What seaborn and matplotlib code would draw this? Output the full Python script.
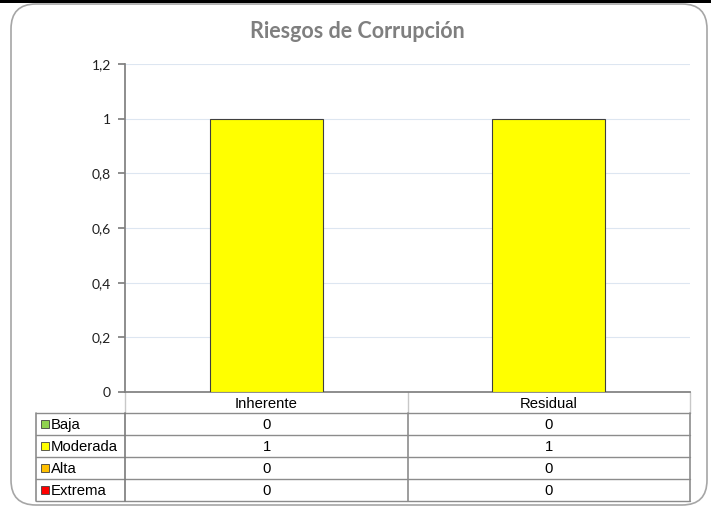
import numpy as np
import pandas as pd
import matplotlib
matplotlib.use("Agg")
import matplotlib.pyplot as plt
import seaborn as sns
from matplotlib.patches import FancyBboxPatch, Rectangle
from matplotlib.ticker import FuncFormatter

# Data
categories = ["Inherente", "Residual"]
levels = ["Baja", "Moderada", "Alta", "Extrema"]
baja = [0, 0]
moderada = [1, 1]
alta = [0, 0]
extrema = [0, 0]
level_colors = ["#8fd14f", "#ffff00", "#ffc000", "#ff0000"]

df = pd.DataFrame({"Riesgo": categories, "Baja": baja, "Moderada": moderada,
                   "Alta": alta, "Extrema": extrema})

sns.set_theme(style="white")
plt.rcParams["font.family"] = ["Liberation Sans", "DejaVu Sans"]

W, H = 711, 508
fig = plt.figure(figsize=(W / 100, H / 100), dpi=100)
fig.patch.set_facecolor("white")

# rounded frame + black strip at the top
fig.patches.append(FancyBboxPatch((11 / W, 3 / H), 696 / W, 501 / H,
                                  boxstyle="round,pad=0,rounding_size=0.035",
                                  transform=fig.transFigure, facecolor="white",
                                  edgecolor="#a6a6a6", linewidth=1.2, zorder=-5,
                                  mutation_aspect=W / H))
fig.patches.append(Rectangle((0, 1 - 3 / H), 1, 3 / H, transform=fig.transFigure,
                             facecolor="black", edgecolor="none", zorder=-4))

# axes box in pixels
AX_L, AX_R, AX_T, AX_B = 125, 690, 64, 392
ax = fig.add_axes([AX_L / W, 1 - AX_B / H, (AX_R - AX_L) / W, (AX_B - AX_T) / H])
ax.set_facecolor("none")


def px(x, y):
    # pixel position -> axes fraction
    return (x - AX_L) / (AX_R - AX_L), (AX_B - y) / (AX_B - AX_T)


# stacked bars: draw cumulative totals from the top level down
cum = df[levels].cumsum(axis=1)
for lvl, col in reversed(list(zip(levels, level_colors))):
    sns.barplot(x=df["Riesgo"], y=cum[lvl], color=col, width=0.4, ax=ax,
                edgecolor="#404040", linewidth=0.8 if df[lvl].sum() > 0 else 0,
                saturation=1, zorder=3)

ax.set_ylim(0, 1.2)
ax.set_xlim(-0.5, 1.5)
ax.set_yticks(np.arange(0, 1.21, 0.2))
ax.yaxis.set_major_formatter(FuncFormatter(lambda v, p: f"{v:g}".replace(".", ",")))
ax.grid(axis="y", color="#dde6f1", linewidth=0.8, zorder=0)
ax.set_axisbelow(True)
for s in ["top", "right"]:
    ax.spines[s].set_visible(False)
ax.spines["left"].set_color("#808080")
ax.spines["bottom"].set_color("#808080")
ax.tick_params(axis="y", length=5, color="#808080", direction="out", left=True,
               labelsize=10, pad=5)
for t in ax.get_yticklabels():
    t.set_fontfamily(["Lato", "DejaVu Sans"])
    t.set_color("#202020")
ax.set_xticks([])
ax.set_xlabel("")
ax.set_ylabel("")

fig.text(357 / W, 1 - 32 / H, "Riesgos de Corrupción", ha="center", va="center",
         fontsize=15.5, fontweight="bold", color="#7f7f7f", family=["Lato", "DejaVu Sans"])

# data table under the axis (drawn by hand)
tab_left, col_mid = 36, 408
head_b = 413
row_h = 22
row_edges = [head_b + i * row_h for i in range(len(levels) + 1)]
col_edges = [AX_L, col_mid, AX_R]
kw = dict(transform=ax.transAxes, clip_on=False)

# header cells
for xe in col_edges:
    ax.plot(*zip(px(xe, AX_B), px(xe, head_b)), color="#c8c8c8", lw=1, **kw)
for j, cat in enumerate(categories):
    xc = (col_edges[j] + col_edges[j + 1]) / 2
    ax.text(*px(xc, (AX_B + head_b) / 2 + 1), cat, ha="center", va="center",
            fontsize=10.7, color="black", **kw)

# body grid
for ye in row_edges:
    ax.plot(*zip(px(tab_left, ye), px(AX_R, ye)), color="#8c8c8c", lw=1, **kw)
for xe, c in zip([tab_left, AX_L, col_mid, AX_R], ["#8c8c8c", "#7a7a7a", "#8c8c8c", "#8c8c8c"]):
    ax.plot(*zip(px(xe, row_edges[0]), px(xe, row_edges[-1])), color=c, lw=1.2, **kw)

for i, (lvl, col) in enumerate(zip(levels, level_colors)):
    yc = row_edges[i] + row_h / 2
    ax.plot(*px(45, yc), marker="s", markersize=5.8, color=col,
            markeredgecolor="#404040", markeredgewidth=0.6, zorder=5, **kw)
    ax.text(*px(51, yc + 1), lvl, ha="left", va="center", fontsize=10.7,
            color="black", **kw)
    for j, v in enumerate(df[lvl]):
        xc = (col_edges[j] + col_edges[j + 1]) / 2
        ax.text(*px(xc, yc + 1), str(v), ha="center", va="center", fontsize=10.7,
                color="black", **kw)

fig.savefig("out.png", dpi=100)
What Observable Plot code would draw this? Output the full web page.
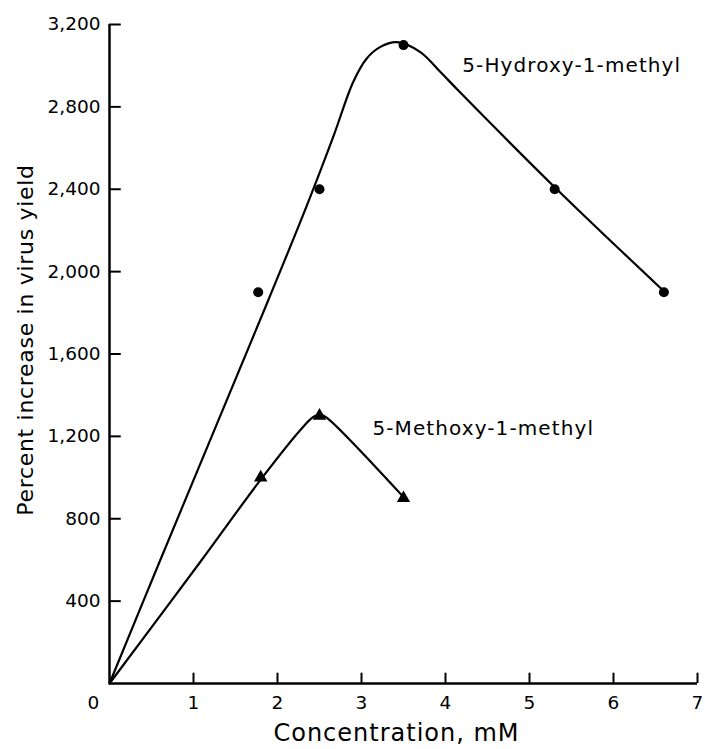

┄┄┄┄┄┄

Given problem:
Scan the records for the string "What". Copy each line in which it appears.

Output for this exercise:
What seaborn and matplotlib code would draw this? Output the full Python script.
What Observable Plot code would draw this? Output the full web page.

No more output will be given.